Conference Review
InEvidence: Witnessing Cities and the Case of Berlin
12-14 July 2007
This 2.5-day international conference focused on the contemporary city as a witness to changing political topographies and socio-economic transformations, which is in turn witnessed by a multitude of cultural undertakings. Organised by members of the Departments of German & Dutch and Architecture at Cambridge, the conference was conceived as a forum for academics, artists and practitioners from different disciplinary backgrounds. Speakers included New York architect Daniel Libeskind, sociologist Richard Sennett (Chair of the Cities Programme at the London School of Economics), historians Mary Fulbrook and Janet Ward, geographer Karen Till, media and culture scholars including amongst others Victor Burgin, Thomas Elsaesser, Ed Dimendberg, and Charity Scribner, as well as installation artists from Berlin. The presentations from these top scholars and practitioners were complemented by panels dedicated specifically to current PhD research and by artists’ presentations. A performance-lecture and an especially designed exhibition space with screenings, sound installations and posters, complemented the programme. The conference was organised in cooperation with CRASSH and kindly supported both by university internal funds (Departments of German and Architecture), by the Arts and Humanities Research Council, and by private sponsorship (through Shape East, the centre for architecture and the built environment in the East of England).

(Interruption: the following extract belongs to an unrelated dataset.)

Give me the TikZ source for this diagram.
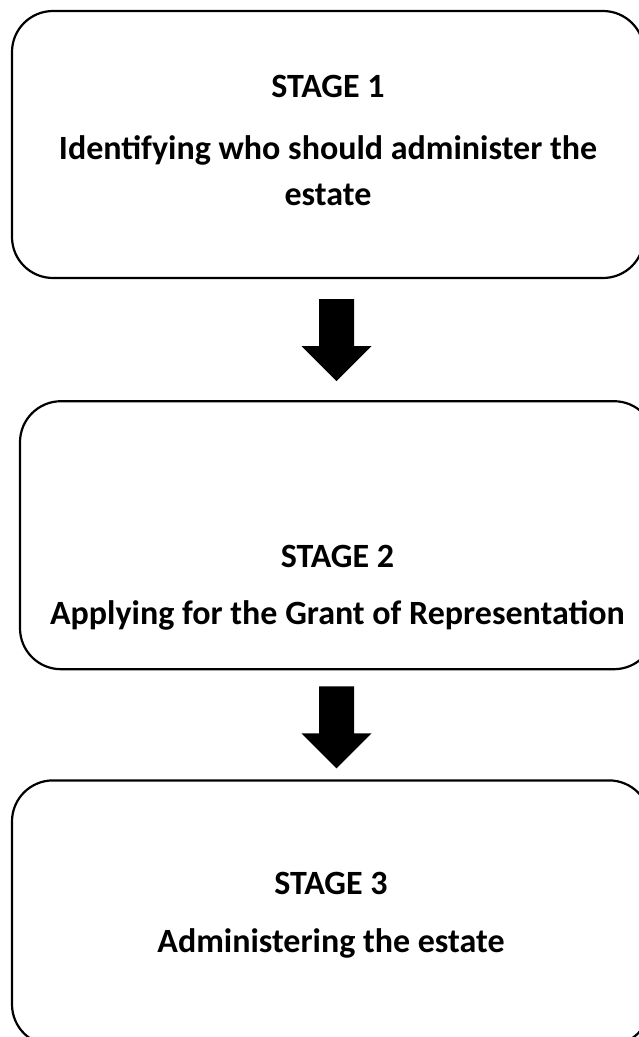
\documentclass[tikz,border=0pt]{standalone}
\usepackage{fontspec}
\setmainfont{Carlito}
\usetikzlibrary{positioning, calc}

\tikzset{
    stagebox/.style={draw, line width=2.2pt, rounded corners=41pt, inner sep=0pt},
    stagetext/.style={font=\fontsize{34}{46}\selectfont\bfseries, align=center, inner sep=0pt},
}
\newcommand\blockarrow[1]{\fill (#1) ++(-17.5,0) -- ++(35,0) -- ++(0,-47) -- ++(17.5,0) -- ++(-35,-35) -- ++(-35,35) -- ++(17.5,0) -- cycle;}

\begin{document}
\begin{tikzpicture}[x=1pt, y=1pt]
    \useasboundingbox (0,0) rectangle (638,-1037);
    \node[stagebox, minimum width=632pt, minimum height=267pt] at (328,-144.5) (stage 1) {};
    \node[stagebox, minimum width=635pt, minimum height=268pt, below=121pt of stage 1, xshift=9.5pt] (stage 2) {};
    \node[stagebox, minimum width=638pt, minimum height=265pt, below=109pt of stage 2, xshift=-6.5pt] (stage 3) {};

    \node[stagetext] at ($(stage 1.north)+(0,-77)$)  (title 1) {STAGE 1};
    \node[stagetext] at ($(stage 1.north)+(0,-161)$) (text 1)  {Identifying who should administer the\\estate};
    \node[stagetext] at ($(stage 2.north)+(0,-156)$) (title 2) {STAGE 2};
    \node[stagetext] at ($(stage 2.north)+(0,-215)$) (text 2)  {Applying for the Grant of Representation};
    \node[stagetext] at ($(stage 3.north)+(0,-104)$) (title 3) {STAGE 3};
    \node[stagetext] at ($(stage 3.north)+(0,-164)$) (text 3)  {Administering the estate};

    \coordinate (arrow 1) at ($(stage 1.south)+(8.5,-20)$);
    \coordinate (arrow 2) at ($(stage 2.south)+(-1,-16)$);
    \blockarrow{arrow 1}
    \blockarrow{arrow 2}
\end{tikzpicture}
\end{document}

The conference, held in Cripps Court Conference Centre (Magdalene College, Cambridge), attracted wide interest, counting with over 80 participants from the UK, Germany, and the US. Feedback on the conference, during the event and since, has been very positive throughout. The combination of very senior with graduate scholars, the cross-disciplinary approach and the inclusion of artists’ performances, the devising of a small-scale but high-quality exhibition space in the venue, and the overall design of a web and publicity presence in correspondence to its extra-academic support, seems to have proved very successful. We have now begun work on developing a publication gathering selected contributions from the event, to be presented to a publisher of high standing. Edition and publication are foreseen for 2008/9, until which time the conference website will remain online.